The overall goal of the SIG needs to be to reduce load on existing
bootloader contributors.
Ack I agree that bugzilla triage of BIOS boot bugs +
fixing them once identified needs to be the main focus
of the SIG.
That and regularly testing N + 1 boot media BIOS booting
to catch any regressions early on.
If it is not doing this, it needs to be
dissolved.
## SIG package maintenance
If the SIG wants to maintain any BIOS-only packages, that's up to them.
Assuming Brian's change to use grub2 instead of syslinux on legacy
install media (
https://github.com/weldr/lorax/pull/1226 ), the only
other packages in question here would be those to support VESA/fbdev:
- xorg-x11-drv-vesa
- xorg-x11-drv-fbdev
- xorg-x11-server-Xorg
I personally do not believe that it will be necessary to keep
maintaining VESA support, I agree that without legacy BIOS
support it definitely is not needed though. I believe that ajax
has submitted a separate change proposal for this, so this is
best discussed there.
- syslinux
As you say it looks like this one may no longer be necessary and
otherwise the SIG can pick it up.
## Fedora deliverables
Given there is consensus that legacy BIOS is on its way out, we think
Fedora release criteria in this area should be re-evaluated. Not only
does support change from "fully supported" to "best effort", but we
should re-evaluate what is/isn't release blocking, and probably clarify
who owns what parts.
Given what the server product folks have indicated that BIOS
boot support is quite important for them I'm not sure if changing the
release criteria is in order. I do agree that any blocker bugs related
to legacy BIOS booting should be assigned to; and taken care of by
the legacy BIOS boot SIG.
## grub2
By default, the Legacy SIG is expected to perform contributions in the
form of triage and PRs. Normal “upstream first” rules apply here (i.e.,
send it wherever possible, otherwise send to the downstream rhboot
repo).
Current grub2 maintainers consider splitting the package (probably grub2
and grub2-pc, to match current naming, or grub2-legacy or something)

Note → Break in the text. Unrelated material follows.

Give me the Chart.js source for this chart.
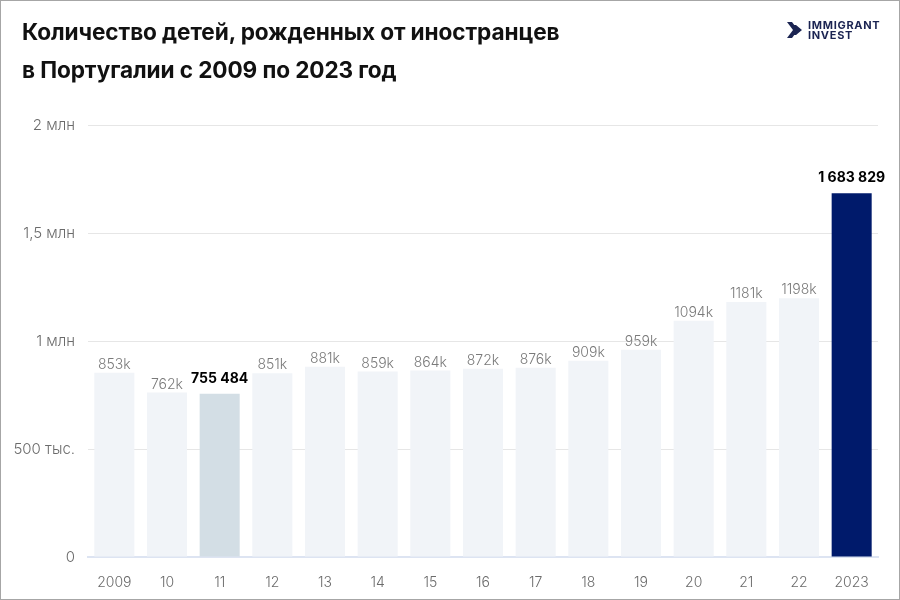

undesirable for a number of reasons. A nonexhaustive list of what would
need to be satisfactorily resolved before a split could considered:
- There needs to be a primary (and probably secondary) package owner
from the SIG as a prerequisite for a new bugzilla component.
- Everything in grub2-common, grub2-tools, and grub2-tools-extra is
available on both UEFI and legacy. In most cases, the content is in
fact shared: one file works on both.
- The new grub2-bios is secondary to the main grub2 package, which means
that the Legacy SIG is responsible for not conflicting with any grub2
subpackage, and nothing in grub2 can depend on anything in the legacy
package.
- More generally, problems with the shared core can and will manifest
primarily on one platform. Bugzilla ping-pong needs to not be played.
- Feature incompatibilities can and will occur. (Maybe this is okay, or
just the Legacy SIG's responsibility to sort out in all cases.)
- Current maintainers do not have much capacity for mentoring, and since
the point is to be rid of legacy, we can't help much at all with
bugfixes.
Ok, if you prefer going through PR-s then lets give that a try,
I'm a bit worried that always needing to go through the bootloader team
may get in the way of expedient fixing of BIOS related bugs and that
this may cause extra work for the bootloader team at inconvenient times.
But lets see how this goes, we can always reconsider this later.